━━ Input records

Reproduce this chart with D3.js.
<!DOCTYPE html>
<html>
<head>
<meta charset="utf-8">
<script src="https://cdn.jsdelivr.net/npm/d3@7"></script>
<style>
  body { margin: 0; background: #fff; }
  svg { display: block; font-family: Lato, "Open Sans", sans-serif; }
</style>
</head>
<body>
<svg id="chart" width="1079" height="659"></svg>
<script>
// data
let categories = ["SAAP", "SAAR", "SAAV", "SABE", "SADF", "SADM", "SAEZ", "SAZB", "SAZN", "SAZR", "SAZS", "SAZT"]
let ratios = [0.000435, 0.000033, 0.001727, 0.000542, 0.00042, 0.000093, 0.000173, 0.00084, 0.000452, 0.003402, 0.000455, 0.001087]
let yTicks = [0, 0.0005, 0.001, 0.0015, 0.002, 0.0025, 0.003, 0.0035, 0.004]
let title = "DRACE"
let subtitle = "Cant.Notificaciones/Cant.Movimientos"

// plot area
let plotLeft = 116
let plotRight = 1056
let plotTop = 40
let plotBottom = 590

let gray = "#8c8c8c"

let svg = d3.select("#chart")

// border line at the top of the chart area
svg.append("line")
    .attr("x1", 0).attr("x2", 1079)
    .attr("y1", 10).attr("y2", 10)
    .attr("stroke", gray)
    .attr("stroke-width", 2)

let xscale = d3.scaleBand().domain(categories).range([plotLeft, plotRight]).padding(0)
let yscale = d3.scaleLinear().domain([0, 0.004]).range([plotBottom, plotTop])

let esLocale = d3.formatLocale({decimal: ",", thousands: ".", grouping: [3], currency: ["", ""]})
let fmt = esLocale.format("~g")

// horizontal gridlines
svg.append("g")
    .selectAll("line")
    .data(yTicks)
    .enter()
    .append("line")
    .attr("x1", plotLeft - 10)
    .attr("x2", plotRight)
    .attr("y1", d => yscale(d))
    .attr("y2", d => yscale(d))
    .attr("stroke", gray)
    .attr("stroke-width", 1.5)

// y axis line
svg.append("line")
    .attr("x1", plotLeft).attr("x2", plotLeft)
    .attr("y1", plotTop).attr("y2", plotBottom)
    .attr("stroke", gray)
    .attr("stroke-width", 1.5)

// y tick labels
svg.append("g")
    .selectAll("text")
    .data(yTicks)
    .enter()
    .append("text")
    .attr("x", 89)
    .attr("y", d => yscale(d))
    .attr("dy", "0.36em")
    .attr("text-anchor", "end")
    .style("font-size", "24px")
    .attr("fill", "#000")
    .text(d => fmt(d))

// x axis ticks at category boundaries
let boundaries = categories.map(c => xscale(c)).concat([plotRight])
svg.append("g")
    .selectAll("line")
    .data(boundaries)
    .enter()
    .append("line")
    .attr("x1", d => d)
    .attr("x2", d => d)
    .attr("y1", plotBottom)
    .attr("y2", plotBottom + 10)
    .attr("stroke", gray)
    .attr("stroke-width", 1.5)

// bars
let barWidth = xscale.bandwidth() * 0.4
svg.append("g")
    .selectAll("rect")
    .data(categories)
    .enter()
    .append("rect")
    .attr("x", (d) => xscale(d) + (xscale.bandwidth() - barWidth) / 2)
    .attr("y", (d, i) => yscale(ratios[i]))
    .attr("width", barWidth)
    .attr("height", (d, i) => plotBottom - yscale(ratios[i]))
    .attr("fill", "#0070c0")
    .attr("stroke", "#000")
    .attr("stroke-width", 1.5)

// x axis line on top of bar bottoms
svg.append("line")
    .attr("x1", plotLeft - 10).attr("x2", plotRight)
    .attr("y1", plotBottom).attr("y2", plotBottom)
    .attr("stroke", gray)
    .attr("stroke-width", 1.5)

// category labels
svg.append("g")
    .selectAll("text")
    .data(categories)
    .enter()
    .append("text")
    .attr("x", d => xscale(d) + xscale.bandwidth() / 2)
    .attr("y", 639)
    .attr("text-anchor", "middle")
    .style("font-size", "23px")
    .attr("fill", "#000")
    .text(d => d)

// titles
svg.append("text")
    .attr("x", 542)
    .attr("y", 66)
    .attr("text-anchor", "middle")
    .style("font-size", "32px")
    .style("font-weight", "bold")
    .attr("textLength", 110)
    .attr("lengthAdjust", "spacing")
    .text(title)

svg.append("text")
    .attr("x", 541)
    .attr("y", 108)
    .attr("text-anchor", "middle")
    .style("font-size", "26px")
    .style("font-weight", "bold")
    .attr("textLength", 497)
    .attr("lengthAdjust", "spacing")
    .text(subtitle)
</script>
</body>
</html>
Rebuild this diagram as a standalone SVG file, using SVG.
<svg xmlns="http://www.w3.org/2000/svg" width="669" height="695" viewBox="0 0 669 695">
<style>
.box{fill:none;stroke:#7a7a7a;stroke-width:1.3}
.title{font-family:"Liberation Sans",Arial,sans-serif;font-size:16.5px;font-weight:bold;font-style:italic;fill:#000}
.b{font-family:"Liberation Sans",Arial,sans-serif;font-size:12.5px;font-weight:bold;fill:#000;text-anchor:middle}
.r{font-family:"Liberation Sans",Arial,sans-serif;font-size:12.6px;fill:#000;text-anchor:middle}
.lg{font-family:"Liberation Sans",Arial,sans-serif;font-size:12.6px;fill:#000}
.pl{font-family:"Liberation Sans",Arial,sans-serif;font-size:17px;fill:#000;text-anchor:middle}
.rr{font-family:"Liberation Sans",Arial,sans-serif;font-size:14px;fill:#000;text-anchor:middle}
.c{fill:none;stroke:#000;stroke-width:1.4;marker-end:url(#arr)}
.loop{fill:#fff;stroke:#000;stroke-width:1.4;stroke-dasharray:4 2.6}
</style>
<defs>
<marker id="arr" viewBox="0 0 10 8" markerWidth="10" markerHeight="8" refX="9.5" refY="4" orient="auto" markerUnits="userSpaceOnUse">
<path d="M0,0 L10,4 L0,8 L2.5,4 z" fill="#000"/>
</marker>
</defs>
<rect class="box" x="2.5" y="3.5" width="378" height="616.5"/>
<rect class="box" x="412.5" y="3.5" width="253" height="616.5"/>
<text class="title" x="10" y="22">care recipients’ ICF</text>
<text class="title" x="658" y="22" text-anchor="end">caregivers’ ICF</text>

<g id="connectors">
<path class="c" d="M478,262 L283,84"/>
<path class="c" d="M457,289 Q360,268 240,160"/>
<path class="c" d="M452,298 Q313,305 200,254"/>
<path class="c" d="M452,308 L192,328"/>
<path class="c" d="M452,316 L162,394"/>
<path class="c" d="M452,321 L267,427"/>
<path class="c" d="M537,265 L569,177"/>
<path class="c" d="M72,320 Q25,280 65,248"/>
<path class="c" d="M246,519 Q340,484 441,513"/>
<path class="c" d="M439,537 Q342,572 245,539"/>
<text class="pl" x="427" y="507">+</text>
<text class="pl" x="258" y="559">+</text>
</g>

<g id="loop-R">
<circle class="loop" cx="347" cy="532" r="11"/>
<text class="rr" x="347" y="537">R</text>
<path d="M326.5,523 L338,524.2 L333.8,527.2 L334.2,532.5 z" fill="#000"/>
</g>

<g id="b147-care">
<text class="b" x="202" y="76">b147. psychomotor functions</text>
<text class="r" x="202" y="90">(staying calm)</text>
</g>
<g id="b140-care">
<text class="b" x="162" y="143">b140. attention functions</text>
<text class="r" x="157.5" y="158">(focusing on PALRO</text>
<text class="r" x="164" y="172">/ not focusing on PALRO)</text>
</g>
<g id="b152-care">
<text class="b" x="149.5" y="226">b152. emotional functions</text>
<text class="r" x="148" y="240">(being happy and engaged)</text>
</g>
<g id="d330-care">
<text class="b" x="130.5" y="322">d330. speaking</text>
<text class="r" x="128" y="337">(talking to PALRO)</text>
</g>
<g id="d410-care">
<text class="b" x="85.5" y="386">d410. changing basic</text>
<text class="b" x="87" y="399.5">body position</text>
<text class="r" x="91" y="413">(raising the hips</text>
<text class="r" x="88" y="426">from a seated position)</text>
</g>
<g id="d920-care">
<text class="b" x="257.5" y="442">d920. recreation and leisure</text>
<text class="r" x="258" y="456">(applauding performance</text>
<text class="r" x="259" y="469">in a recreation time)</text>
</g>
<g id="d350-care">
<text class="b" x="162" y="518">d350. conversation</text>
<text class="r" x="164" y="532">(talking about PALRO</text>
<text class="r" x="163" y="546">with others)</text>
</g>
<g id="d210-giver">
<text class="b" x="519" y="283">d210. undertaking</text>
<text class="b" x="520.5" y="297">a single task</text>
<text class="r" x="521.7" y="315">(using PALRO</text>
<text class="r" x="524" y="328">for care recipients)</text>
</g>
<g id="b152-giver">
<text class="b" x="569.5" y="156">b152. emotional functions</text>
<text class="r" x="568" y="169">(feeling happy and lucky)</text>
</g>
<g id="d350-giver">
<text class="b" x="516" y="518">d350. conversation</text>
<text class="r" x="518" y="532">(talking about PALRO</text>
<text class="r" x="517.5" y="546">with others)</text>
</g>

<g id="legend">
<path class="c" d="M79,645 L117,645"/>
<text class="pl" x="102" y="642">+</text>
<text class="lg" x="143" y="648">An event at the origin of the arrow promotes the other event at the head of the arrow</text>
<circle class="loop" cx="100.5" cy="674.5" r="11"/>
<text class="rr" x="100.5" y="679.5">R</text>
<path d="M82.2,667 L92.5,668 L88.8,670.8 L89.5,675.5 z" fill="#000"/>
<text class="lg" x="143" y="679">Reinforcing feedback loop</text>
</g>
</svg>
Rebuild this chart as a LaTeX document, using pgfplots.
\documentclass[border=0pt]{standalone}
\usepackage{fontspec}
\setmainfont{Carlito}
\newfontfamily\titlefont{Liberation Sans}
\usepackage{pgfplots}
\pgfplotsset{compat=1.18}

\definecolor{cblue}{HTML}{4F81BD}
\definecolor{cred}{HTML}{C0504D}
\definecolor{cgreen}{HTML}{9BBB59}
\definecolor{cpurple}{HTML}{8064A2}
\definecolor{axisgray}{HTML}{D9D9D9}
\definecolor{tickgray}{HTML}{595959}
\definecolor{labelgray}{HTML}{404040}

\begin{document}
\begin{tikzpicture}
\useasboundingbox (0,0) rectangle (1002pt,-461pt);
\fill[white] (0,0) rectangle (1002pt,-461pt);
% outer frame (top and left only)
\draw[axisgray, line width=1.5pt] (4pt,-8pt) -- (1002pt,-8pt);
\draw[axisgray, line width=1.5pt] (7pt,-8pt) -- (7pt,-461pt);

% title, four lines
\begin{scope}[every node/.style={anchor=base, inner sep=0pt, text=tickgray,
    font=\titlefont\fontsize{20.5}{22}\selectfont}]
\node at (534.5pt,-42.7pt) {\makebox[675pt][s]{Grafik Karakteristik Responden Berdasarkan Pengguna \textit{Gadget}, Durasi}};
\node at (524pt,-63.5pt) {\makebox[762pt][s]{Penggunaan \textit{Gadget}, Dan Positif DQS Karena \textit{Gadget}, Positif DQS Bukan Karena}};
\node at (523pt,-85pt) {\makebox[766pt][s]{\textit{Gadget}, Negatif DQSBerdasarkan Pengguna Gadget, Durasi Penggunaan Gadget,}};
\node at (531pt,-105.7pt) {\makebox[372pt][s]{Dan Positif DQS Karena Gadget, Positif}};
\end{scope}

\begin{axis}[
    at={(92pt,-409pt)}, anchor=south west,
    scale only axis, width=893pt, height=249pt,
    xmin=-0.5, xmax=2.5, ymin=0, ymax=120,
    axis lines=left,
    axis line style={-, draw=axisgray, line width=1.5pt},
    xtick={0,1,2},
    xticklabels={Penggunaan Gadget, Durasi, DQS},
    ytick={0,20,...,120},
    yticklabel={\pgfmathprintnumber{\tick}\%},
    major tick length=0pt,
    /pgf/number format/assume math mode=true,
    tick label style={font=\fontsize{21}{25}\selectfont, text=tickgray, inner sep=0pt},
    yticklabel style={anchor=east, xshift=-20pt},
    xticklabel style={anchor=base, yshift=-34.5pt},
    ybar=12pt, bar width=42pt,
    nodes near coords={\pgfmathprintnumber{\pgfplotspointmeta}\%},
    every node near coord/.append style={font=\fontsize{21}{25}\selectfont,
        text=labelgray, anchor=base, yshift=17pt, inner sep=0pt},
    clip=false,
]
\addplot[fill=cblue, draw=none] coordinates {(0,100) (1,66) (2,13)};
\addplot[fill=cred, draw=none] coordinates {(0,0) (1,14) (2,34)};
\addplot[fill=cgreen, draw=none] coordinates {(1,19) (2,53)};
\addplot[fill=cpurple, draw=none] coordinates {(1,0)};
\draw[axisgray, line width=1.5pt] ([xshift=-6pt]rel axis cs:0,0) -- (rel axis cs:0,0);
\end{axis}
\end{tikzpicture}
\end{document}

━━━━

**Given exercise:** Everything from the line containing "Rebuild this chart" down to the line containing "(7pt,-8pt) -- (7pt,-461pt);" should be retyped exactly, both lines included, and nothing more.

**Finished task:**
Rebuild this chart as a LaTeX document, using pgfplots.
\documentclass[border=0pt]{standalone}
\usepackage{fontspec}
\setmainfont{Carlito}
\newfontfamily\titlefont{Liberation Sans}
\usepackage{pgfplots}
\pgfplotsset{compat=1.18}

\definecolor{cblue}{HTML}{4F81BD}
\definecolor{cred}{HTML}{C0504D}
\definecolor{cgreen}{HTML}{9BBB59}
\definecolor{cpurple}{HTML}{8064A2}
\definecolor{axisgray}{HTML}{D9D9D9}
\definecolor{tickgray}{HTML}{595959}
\definecolor{labelgray}{HTML}{404040}

\begin{document}
\begin{tikzpicture}
\useasboundingbox (0,0) rectangle (1002pt,-461pt);
\fill[white] (0,0) rectangle (1002pt,-461pt);
% outer frame (top and left only)
\draw[axisgray, line width=1.5pt] (4pt,-8pt) -- (1002pt,-8pt);
\draw[axisgray, line width=1.5pt] (7pt,-8pt) -- (7pt,-461pt);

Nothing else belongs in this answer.